Robert Eller

At 487 feet above the ground, one site rises above and tops all of Hickory. It can be seen for miles. Since the mid-1960s, the WHKY broadcast tower has been a recognizable fixture of the landscape. Though television or FM signals no longer radiate from the structure, the tower itself holds its own historical distinction.

It came to Hickory from Texas where the structure was previously used by First Lady Claudia (Lady Bird) Johnson, wife of the president at the time, LBJ. During World War II, she inherited enough money to buy a radio station in Austin. A few years later, she decided to expand her broadcast operations into television, over the objections of her husband. She reminded him that it was her money and she could invest it however she pleased. She turned out to be a lot smarter than him on the subject.

LBJ ultimately recognized that fact and got on board. He helped his wife’s growing media empire by securing all the major network affiliations when the station went on the air in 1952. In fact, Claudia’s was the only broadcast station centered in the capital city of Texas for a very long time. When she became the First Lady of the United States, Claudia Johnson had the distinction of being the only wife of a president to be a millionaire in her own right. Even so, her husband was so domineering that he insisted she have the same initials as he and renamed her Lady Bird. (He did the same to his daughters, Lynda Byrd and Luci Baines). You figure out what to make of that.

Back in Hickory during the years of the Johnson Administration, Ed Long was expanding into television, too. Back in 1939, he started the first radio station between Charlotte and Asheville. WHKY AM went on the air in 1940. Ten years later, his FM was also a first for the region, as was the launch of a television station in 1968. By that point, the Johnson tower had been bought by Ed, shipped to Hickory, reassembled to pump out sound and vision.

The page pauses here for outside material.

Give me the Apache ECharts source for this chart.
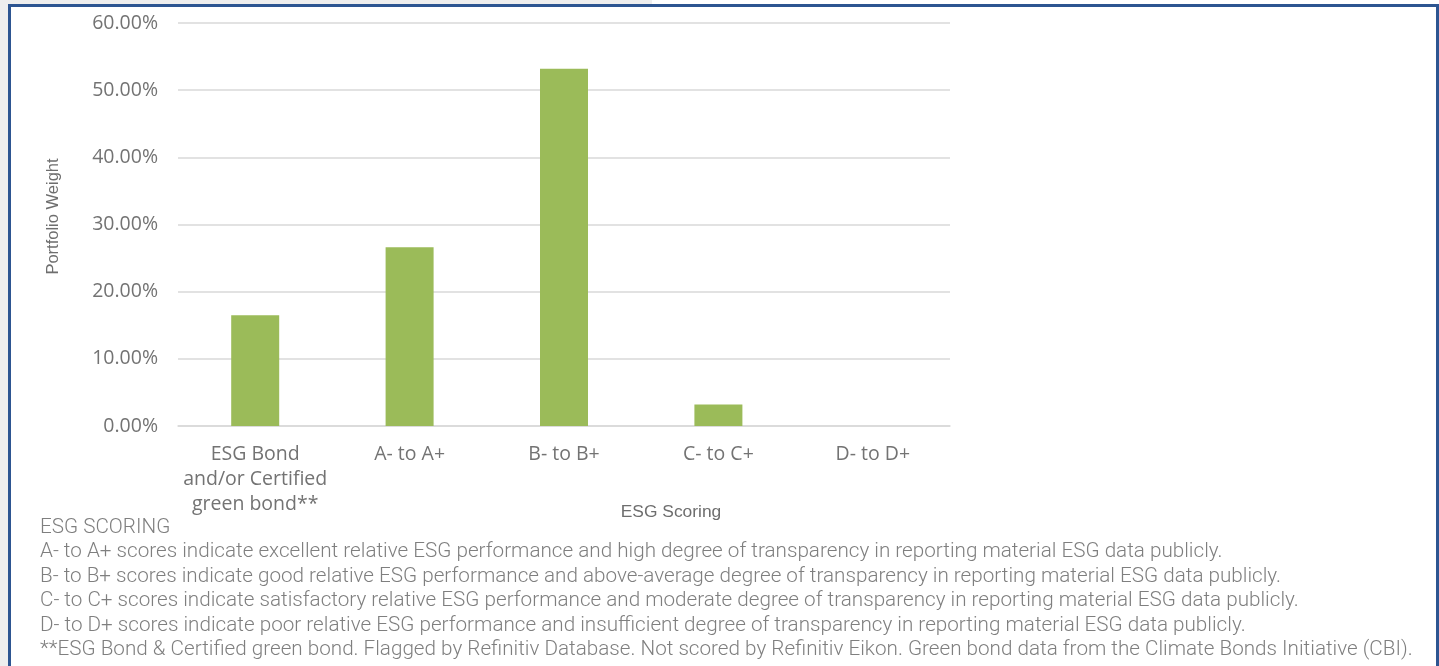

On Valentine’s Day, February 14, Channel 14 went on the air. The date of the debut was no coincidence. Ed Long planned it that way. During a tour he gave prior to going live, he told visitors that the number 14 had come up numerous times. He got notice of the license to broadcast on the 14th of an earlier month and was assigned the VHF space of Channel 14. He also cited the fact that his home was located at 14 Third Avenue as sufficient karma to begin on Valentines Day.

For a while, the tower pumped out AM, FM and TV airwaves, until a facility on Baker’s Mountain gave the television station reach into the Charlotte market. In 1987, the FM was sold and earlier this year, TV went to Jimmy Swaggart Ministries and has since been rebranded as WWJS. At this point the imposing tower remains, continuing to broadcast WHKY-AM, while video programming is offered via a Youtube channel. These days, broadcasting doesn’t always need a tower.

Photo: Millionaire Claudia “Lady Bird” Johnson and her Texas, now Hickory, Tower.